The RTÉ NSO last year gave us a portly, Germanic Beethoven cycle under Gerhard Markson. Watkins and the ICO suggested how much more exciting a slimmed-down approach, with a crucial re-balancing of weight in favour of wind over strings, could be.

The Adès concerto is a work of slowly surging background currents, of orbital patterns which, musically speaking, have something of the anchoring force of a chaconne. Along with these, both with them and against them, is interwoven writing of much more frenetic character, the soloist covering the gamut of virtuoso technique. Yet the concerto, which Anthony Marwood delivered with unfailing authority, turned out to be one of those pieces where the significance of the process involved seemed to outweigh any sense of statement or conclusion.

Paul Watkins and the players of the ICO conveyed as sharp a perspective of the Adès as the soloist. Watkins's account of the Stravinsky, a work memorably summed up by its choreographer Balanchine as "white on white", seemed by contrast to want to wring too much direct expression from the music's highly-formalised melodic construction. The more you press this music, the less it tends to yield.

The main thematic strand in the festival concerts that I caught between Friday and Sunday was a Russian one. The Lege Artis Chamber Choir from St Petersburg under Boris Abalyan sang excerpts from Rachmaninov's 1910 Liturgy of St John Chrysostom in a late-night, candle-lit concert, and offered a full evening programme called From St Petersburg With Love, featuring Orthodox music (early psalm settings and 20th-century pieces) and a selection of secular work.

To a Western sensibility, the Russian music on offer involves a frequent inversion of the vocal and choral norm. The unusual vocal feats are not the upward excursions of the sopranos but rather the downward extension of the bass line, down below low Cs to regions most singers can only dream of. This choir delivered those special thrills with abundance.
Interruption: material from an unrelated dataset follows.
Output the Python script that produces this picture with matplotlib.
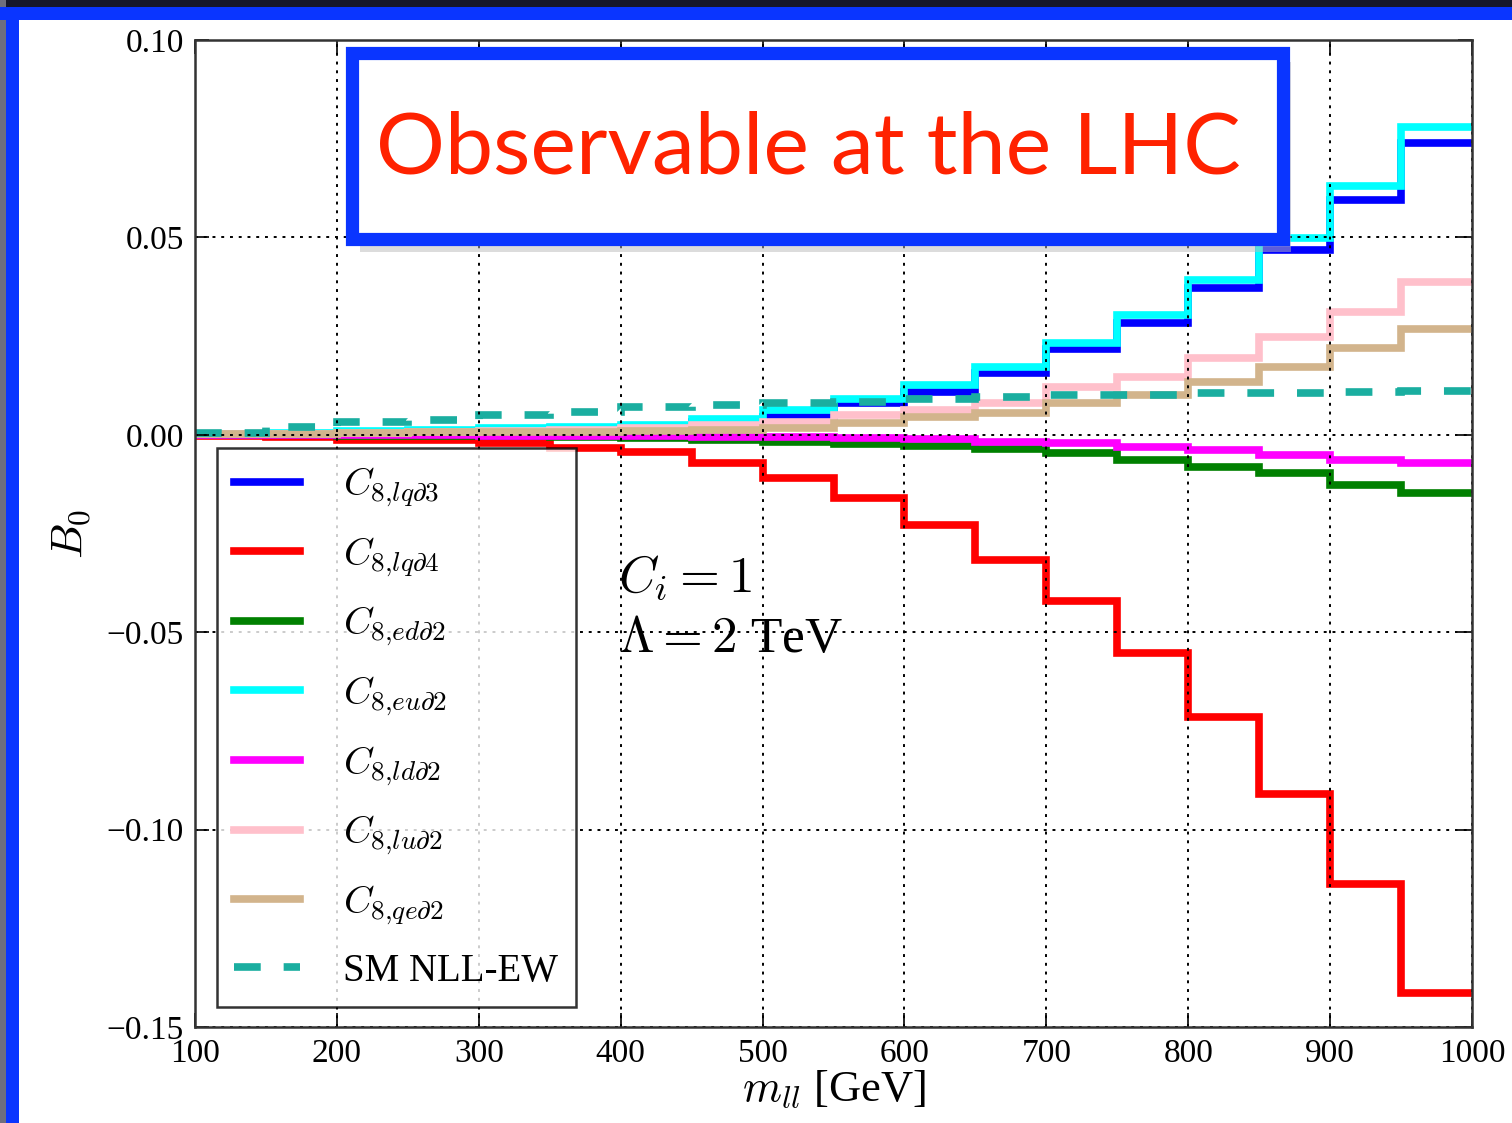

The St Petersburgers' second programme included the more varied musical range, but it was the mostly slow, spare and meditative Rachmaninov which made the more profound impression - and it was the Rachmaninov, too, which gave the greatest exposure to those spine-tingling low notes. Sadly, the audiences was deprived of the benefit of knowing what the choir was singing about. Neither texts nor translations were provided at either concert, just the names of the individual items.

Happily, the audience for soprano Alison Roddy's lunchtime performance of Shostakovich's Seven Romances on Verses by Alexander Blok did have printed translations, and Roddy handled the vocal demands ably, considering she was suffering from a cold. Her range of expression and dynamics, however, was narrowed in a work that under normal circumstances does not fight shy of extremes.

Her partners in this cycle were the ever-reliable Anthony Marwood, visiting young cellist Bartholomew LaFollette (whose solo recital showed him to better effect in Brahms and Glazunov than Beethoven or Mendelssohn) and pianist Caroline Palmer (who also offered some stylishly tart performances of rarely-heard piano pieces by Stravinsky).

The other two concerts I heard were odd add-ons to the festival programme, misfits, really. The showcase recital for participants in the Opera Ireland master classes with Gwyneth Jones is a worthy event, but its standards proved to be way out of line with the rest of the festival programme. The voice of greatest promise in this year's line-up proved to be soprano Naomi O'Connell.

And the National Youth Symphony Orchestra under Atso Almila, appearing in the festival for the first time, also seemed out of place. It was good to have the opportunity to hear Finghin Collins friskily relishing the challenges of Prokofiev's Third Piano Concerto. But the youth orchestra has been playing independently in Limerick at the end of July for years. So their inclusion in a festival which in the past has had guests of the calibre of Maria João Pires, Stephen Kovacevich and Ann Murray, could only seem to have been made possible by the exclusion of something better and more established.